The discipline of loving God, and allowing God to love you is key. The expectation of a mediated sense of experiencing the love of God is what David sings about in the Psalms.
It is this combination of self-disciplined loving God through a pattern of spirituality and values, plus the experience of love mediated through attentiveness to God’s involvement in the world and to them, that enabled the Hebrews to get beyond their I-blindness and their I-ness.
Although this was the optimistic intention – it is clear that the nation of Israel could not sustain this way of love to overcome their I-ness
Quickly other people who were not Jews – were unclean and gentile – to be avoided. So the nation squandered God’s love for them to gain land and power by seeing themselves as superior to the world, rather than as servants to the World.
So rather than the love God enabling Israel to reflect the love of God to the world, Love became a set of rituals about excluding rather than radical love.
So Israel projected greed, injustice and exclusion on the world, and God became angry.
So in a second covenant, the God of Love mediated a new expression of love in the incarnation of God in Jesus, and a new understanding.
Hear O Israel the Lord is One; you shall love the Lord your God with all your heart with all your soul and with all your mind and all your strength. The second is that you shall love your neighbour as yourself. There is no other commandment great than this.
Again the discipline of loving God, and allowing God to love you is key. The expectation of a mediated sense of experiencing the love of God is what enables us to love our neighbour beyond our I-ness, that by loving our neighbour in this way we are called to love humanity and the world.
In so doing we reflect the love of God to the world.
So the church – as the new Israel, the new Kingdom of God, is called to this radical love of reflecting God to the world,
To love the world for its own sake rather than for our own projected needs.
1 John puts this far more eloquently than I can:
'Beloved, let us love one another, because love is from God.'
So we have known and believe the love that God has for us. God is love, and those who abide in love abide in God, and God abides in them.
Love has been perfected among us because as he is, so we are in this world.
We love because he first loved us.
So what does this mean for us living in the complexity of the 21st century?
There are 3 main points of application I want to focus on.
Firstly, the most common reaction to this radical call to love, is that it is impossible to get beyond our own I’ness, and that living this way is practically impossible given the complexity of today, and that many of us do not feel we experience the love of God.
May be I am an idealist, but I am inspired by Saint Teressa of Avila, and Martin Luther King who I believe show us that this can be mediated.
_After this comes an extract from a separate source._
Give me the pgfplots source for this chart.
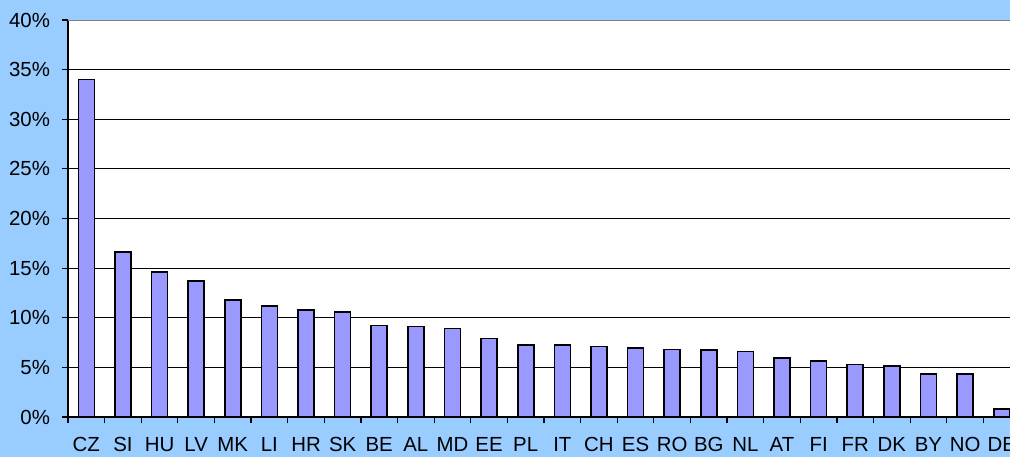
\documentclass[border=0pt]{standalone}
\usepackage{pgfplots}
\pgfplotsset{compat=1.18}
\usepackage{fontspec}
\setmainfont{Liberation Sans}
\definecolor{bgblue}{HTML}{99CCFF}
\definecolor{barfill}{HTML}{9999FF}

\begin{document}
\begin{tikzpicture}
  \useasboundingbox (0,0) rectangle (505pt,228.5pt);
  \clip (0,0) rectangle (505pt,228.5pt);
  \fill[bgblue] (0,0) rectangle (505pt,228.5pt);
  \begin{axis}[
      at={(34pt,20pt)}, anchor=south west,
      scale only axis, width=476pt, height=198.5pt,
      xmin=-0.5, xmax=25.5, ymin=0, ymax=40,
      axis background/.style={fill=white},
      axis x line*=bottom, axis y line*=left,
      axis line style={black, line width=0.6pt},
      ytick={0,5,...,40},
      yticklabels={0\%,5\%,10\%,15\%,20\%,25\%,30\%,35\%,40\%},
      ymajorgrids, grid style={black, line width=0.5pt},
      xtick={0,...,25},
      xticklabels={CZ,SI,HU,LV,MK,LI,HR,SK,BE,AL,MD,EE,PL,IT,CH,ES,RO,BG,NL,AT,FI,FR,DK,BY,NO,DE},
      minor xtick={-0.5,0.5,...,25.5},
      tick align=outside,
      major tick length=3pt, minor tick length=3pt,
      x tick style={draw=none},
      minor x tick style={draw=black, line width=0.6pt},
      y tick style={black, line width=0.6pt},
      yticklabel style={font=\fontsize{10.2}{12}\selectfont, xshift=-2.5pt},
      xticklabel style={font=\fontsize{10.2}{12}\selectfont, yshift=-3.5pt},
      /pgf/number format/assume math mode=true,
    ]
    \addplot[ybar, bar width=8pt, fill=barfill, draw=black, line width=0.8pt]
      coordinates {
        (0,34.0) (1,16.6) (2,14.6) (3,13.7) (4,11.8) (5,11.2) (6,10.8)
        (7,10.6) (8,9.2) (9,9.1) (10,8.9) (11,7.9) (12,7.25) (13,7.25)
        (14,7.1) (15,6.95) (16,6.8) (17,6.75) (18,6.6) (19,5.95) (20,5.65)
        (21,5.3) (22,5.15) (23,4.35) (24,4.35) (25,0.8)
      };
    \draw[gray, line width=1pt] (rel axis cs:0,1) -- (rel axis cs:1,1);
  \end{axis}
\end{tikzpicture}
\end{document}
Yes it is hard work, but it is possible. They are both examples of what is possible if you balance mediating love to the world with a healthy and disciplined spiritual life
We will look at St Teresa of Avila at the Lent course on Wednesday, so I will not say anymore about her now.
But let’s look at Martin Luther King’s example. OK – he was no saint particularly in the Lady’s department, but where did his passion, and love for the world come from? How did he reflect so politically a love to the world?Well King spent between 2 and 4 hours a day in prayer, contemplation and intercession. These were deeply intimate times of struggle and embrace, of the giving and receiving of love mediated through prayer, that enabled him to reflect God to the whole world as he sought justice. So King, who struggled with his own I’ness, could get beyond it because he loved the world through his experience of the love of God. That the love of God through prayer enabled him to transcend his selfishness to truly love.
So I believe, we can following the example of Martin Luther King and Teresa of Avila.
Secondly, in reflecting the love of God – we so need to watch ourselves, our intentions or what is called our shadow-selves. I could say easily be here today as a postmodern kid because I have a need to be needed. That I as a priest, could get by with no prayer, no intimacy with God on the back of all the positives I get – the nice things people say, sitting on the nice chairs which speak of privilege and the garb that speak of power and mystery. If I do not turn to God, and have a pattern of enriching spirituality, then my ministry is but a projection of my needs, my needs to be loved and needed, rather than the love of God. If I were doing that, then I could never reflect the love of God to the world, I would be a hollow gong. A blunt instrument.
So you also, need to ensure that it is God that we love, and not the projection of ourselves.
If we really do love God, then God is in us, and then where ever we go, who ever we interact with, then people will encounter God, as God seeks to reconcile all things back into relationship with the divine, through us, through our dreams and our restorative actions. God is then reflected to the World and not in our world.
Then we can express God’s love to the marginalised, the environment, in fact everything and everbody.
But only if we love the Lord our God with all of our heart, mind and strength.
Hear O World, that the Lord is One.
In the name of the Creator, Redeemer and sustainer of the World.